__Figure scripts__.
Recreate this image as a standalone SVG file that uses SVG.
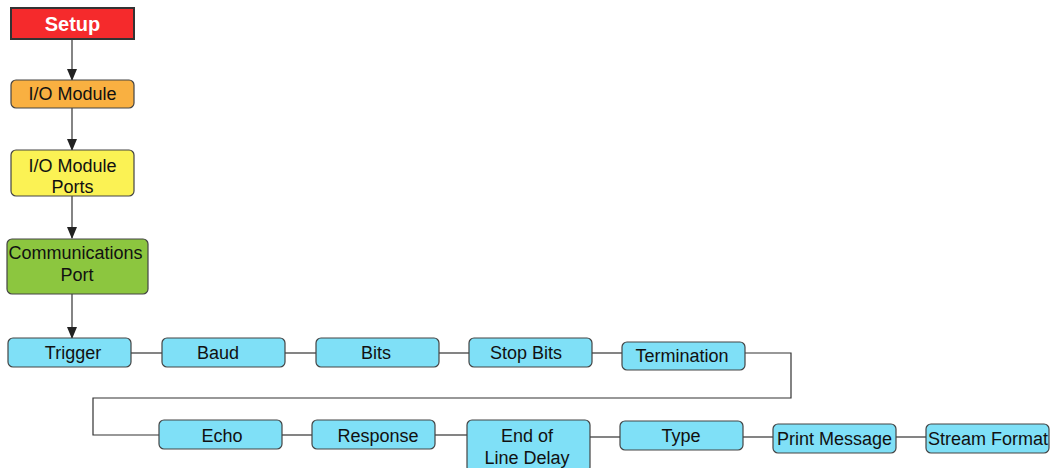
<svg xmlns="http://www.w3.org/2000/svg" width="1054" height="468" viewBox="0 0 1054 468">
<defs>
<marker id="ah" markerWidth="12" markerHeight="10" refX="11" refY="5" orient="auto" markerUnits="userSpaceOnUse">
<path d="M0,0 L12,5 L0,10 Z" fill="#222"/>
</marker>
<style>
.n{stroke:#444;stroke-width:1.2}
.b{fill:#7fe0f7}
.t{font-family:"Liberation Sans",Arial,sans-serif;font-size:18px;fill:#111;text-anchor:middle}
.c{fill:none;stroke:#333;stroke-width:1.2}
</style>
</defs>
<rect width="1054" height="468" fill="#fff"/>
<g id="connectors">
<line class="c" x1="72" y1="39" x2="72" y2="80" marker-end="url(#ah)"/>
<line class="c" x1="72" y1="108" x2="72" y2="150" marker-end="url(#ah)"/>
<line class="c" x1="72" y1="196" x2="72" y2="238" marker-end="url(#ah)"/>
<line class="c" x1="72" y1="294" x2="72" y2="338" marker-end="url(#ah)"/>
<line class="c" x1="131" y1="353" x2="162" y2="353"/>
<line class="c" x1="285" y1="353" x2="316" y2="353"/>
<line class="c" x1="439" y1="353" x2="469" y2="353"/>
<line class="c" x1="592" y1="353" x2="622" y2="353"/>
<polyline class="c" points="745,353 791,353 791,398 93,398 93,435 159,435"/>
<line class="c" x1="282" y1="435" x2="312" y2="435"/>
<line class="c" x1="435" y1="435" x2="467" y2="435"/>
<line class="c" x1="590" y1="437" x2="620" y2="437"/>
<line class="c" x1="743" y1="437" x2="773" y2="437"/>
<line class="c" x1="896" y1="437" x2="926" y2="437"/>
</g>
<g id="setup">
<rect x="11" y="8" width="123" height="31" fill="#f52a2c" stroke="#333" stroke-width="2"/>
<text x="72.5" y="31" class="t" style="font-size:20px;font-weight:bold;fill:#fff">Setup</text>
</g>
<g id="io-module">
<rect class="n" x="11" y="80" width="123" height="28" rx="5" fill="#f9b041"/>
<text class="t" x="72.5" y="100">I/O Module</text>
</g>
<g id="io-module-ports">
<rect class="n" x="11" y="150" width="123" height="46" rx="5" fill="#fbf254"/>
<text class="t" x="72.5" y="172">I/O Module</text>
<text class="t" x="72.5" y="193">Ports</text>
</g>
<g id="communications-port">
<rect class="n" x="7" y="239" width="141" height="55" rx="5" fill="#8cc63f"/>
<text class="t" x="75.5" y="259">Communications</text>
<text class="t" x="77" y="281">Port</text>
</g>
<g id="trigger"><rect class="n b" x="8" y="338" width="123" height="29" rx="5"/><text class="t" x="73" y="359">Trigger</text></g>
<g id="baud"><rect class="n b" x="162" y="338" width="123" height="29" rx="5"/><text class="t" x="218" y="359">Baud</text></g>
<g id="bits"><rect class="n b" x="316" y="338" width="123" height="29" rx="5"/><text class="t" x="376" y="359">Bits</text></g>
<g id="stop-bits"><rect class="n b" x="469" y="338" width="123" height="29" rx="5"/><text class="t" x="526" y="359">Stop Bits</text></g>
<g id="termination"><rect class="n b" x="622" y="342" width="123" height="28" rx="5"/><text class="t" x="682" y="362">Termination</text></g>
<g id="echo"><rect class="n b" x="159" y="420" width="123" height="29" rx="5"/><text class="t" x="222" y="442">Echo</text></g>
<g id="response"><rect class="n b" x="312" y="420" width="123" height="29" rx="5"/><text class="t" x="378" y="442">Response</text></g>
<g id="end-of-line-delay"><rect class="n b" x="467" y="420" width="123" height="52" rx="5"/><text class="t" x="527" y="442">End of</text><text class="t" x="527" y="464">Line Delay</text></g>
<g id="type"><rect class="n b" x="620" y="421" width="123" height="29" rx="5"/><text class="t" x="681" y="442">Type</text></g>
<g id="print-message"><rect class="n b" x="773" y="424" width="123" height="29" rx="5"/><text class="t" x="834.5" y="445">Print Message</text></g>
<g id="stream-format"><rect class="n b" x="926" y="424" width="123" height="29" rx="5"/><text class="t" x="988" y="445">Stream Format</text></g>
</svg>
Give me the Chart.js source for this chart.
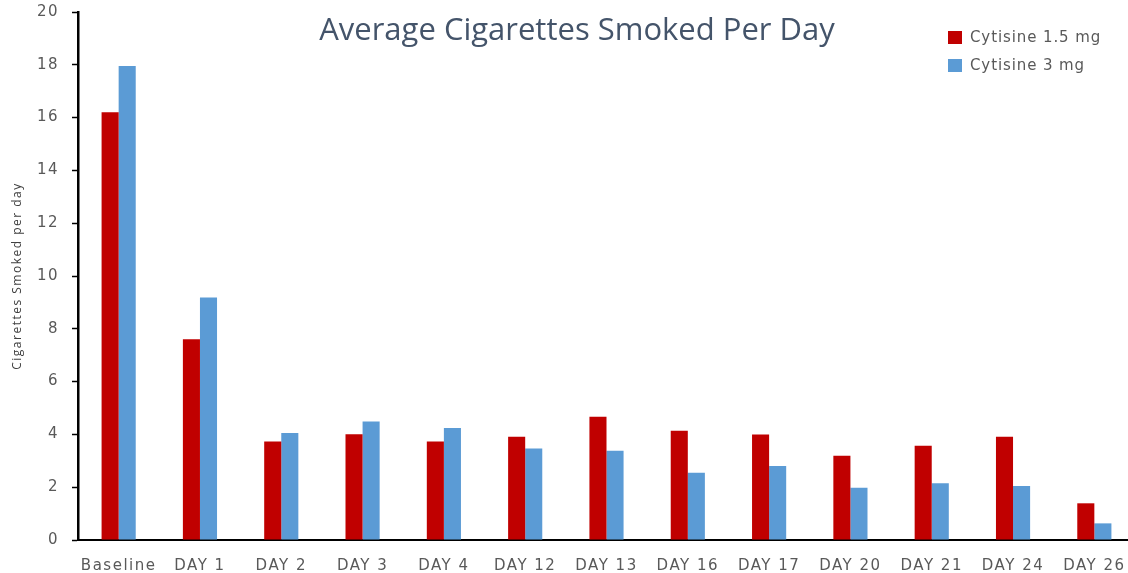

__Objective__. Repeat everything in the records precisely. Images are excluded from the copy.

__The answer__.
Recreate this image as a standalone SVG file that uses SVG.
<svg xmlns="http://www.w3.org/2000/svg" width="1054" height="468" viewBox="0 0 1054 468">
<defs>
<marker id="ah" markerWidth="12" markerHeight="10" refX="11" refY="5" orient="auto" markerUnits="userSpaceOnUse">
<path d="M0,0 L12,5 L0,10 Z" fill="#222"/>
</marker>
<style>
.n{stroke:#444;stroke-width:1.2}
.b{fill:#7fe0f7}
.t{font-family:"Liberation Sans",Arial,sans-serif;font-size:18px;fill:#111;text-anchor:middle}
.c{fill:none;stroke:#333;stroke-width:1.2}
</style>
</defs>
<rect width="1054" height="468" fill="#fff"/>
<g id="connectors">
<line class="c" x1="72" y1="39" x2="72" y2="80" marker-end="url(#ah)"/>
<line class="c" x1="72" y1="108" x2="72" y2="150" marker-end="url(#ah)"/>
<line class="c" x1="72" y1="196" x2="72" y2="238" marker-end="url(#ah)"/>
<line class="c" x1="72" y1="294" x2="72" y2="338" marker-end="url(#ah)"/>
<line class="c" x1="131" y1="353" x2="162" y2="353"/>
<line class="c" x1="285" y1="353" x2="316" y2="353"/>
<line class="c" x1="439" y1="353" x2="469" y2="353"/>
<line class="c" x1="592" y1="353" x2="622" y2="353"/>
<polyline class="c" points="745,353 791,353 791,398 93,398 93,435 159,435"/>
<line class="c" x1="282" y1="435" x2="312" y2="435"/>
<line class="c" x1="435" y1="435" x2="467" y2="435"/>
<line class="c" x1="590" y1="437" x2="620" y2="437"/>
<line class="c" x1="743" y1="437" x2="773" y2="437"/>
<line class="c" x1="896" y1="437" x2="926" y2="437"/>
</g>
<g id="setup">
<rect x="11" y="8" width="123" height="31" fill="#f52a2c" stroke="#333" stroke-width="2"/>
<text x="72.5" y="31" class="t" style="font-size:20px;font-weight:bold;fill:#fff">Setup</text>
</g>
<g id="io-module">
<rect class="n" x="11" y="80" width="123" height="28" rx="5" fill="#f9b041"/>
<text class="t" x="72.5" y="100">I/O Module</text>
</g>
<g id="io-module-ports">
<rect class="n" x="11" y="150" width="123" height="46" rx="5" fill="#fbf254"/>
<text class="t" x="72.5" y="172">I/O Module</text>
<text class="t" x="72.5" y="193">Ports</text>
</g>
<g id="communications-port">
<rect class="n" x="7" y="239" width="141" height="55" rx="5" fill="#8cc63f"/>
<text class="t" x="75.5" y="259">Communications</text>
<text class="t" x="77" y="281">Port</text>
</g>
<g id="trigger"><rect class="n b" x="8" y="338" width="123" height="29" rx="5"/><text class="t" x="73" y="359">Trigger</text></g>
<g id="baud"><rect class="n b" x="162" y="338" width="123" height="29" rx="5"/><text class="t" x="218" y="359">Baud</text></g>
<g id="bits"><rect class="n b" x="316" y="338" width="123" height="29" rx="5"/><text class="t" x="376" y="359">Bits</text></g>
<g id="stop-bits"><rect class="n b" x="469" y="338" width="123" height="29" rx="5"/><text class="t" x="526" y="359">Stop Bits</text></g>
<g id="termination"><rect class="n b" x="622" y="342" width="123" height="28" rx="5"/><text class="t" x="682" y="362">Termination</text></g>
<g id="echo"><rect class="n b" x="159" y="420" width="123" height="29" rx="5"/><text class="t" x="222" y="442">Echo</text></g>
<g id="response"><rect class="n b" x="312" y="420" width="123" height="29" rx="5"/><text class="t" x="378" y="442">Response</text></g>
<g id="end-of-line-delay"><rect class="n b" x="467" y="420" width="123" height="52" rx="5"/><text class="t" x="527" y="442">End of</text><text class="t" x="527" y="464">Line Delay</text></g>
<g id="type"><rect class="n b" x="620" y="421" width="123" height="29" rx="5"/><text class="t" x="681" y="442">Type</text></g>
<g id="print-message"><rect class="n b" x="773" y="424" width="123" height="29" rx="5"/><text class="t" x="834.5" y="445">Print Message</text></g>
<g id="stream-format"><rect class="n b" x="926" y="424" width="123" height="29" rx="5"/><text class="t" x="988" y="445">Stream Format</text></g>
</svg>
Give me the Chart.js source for this chart.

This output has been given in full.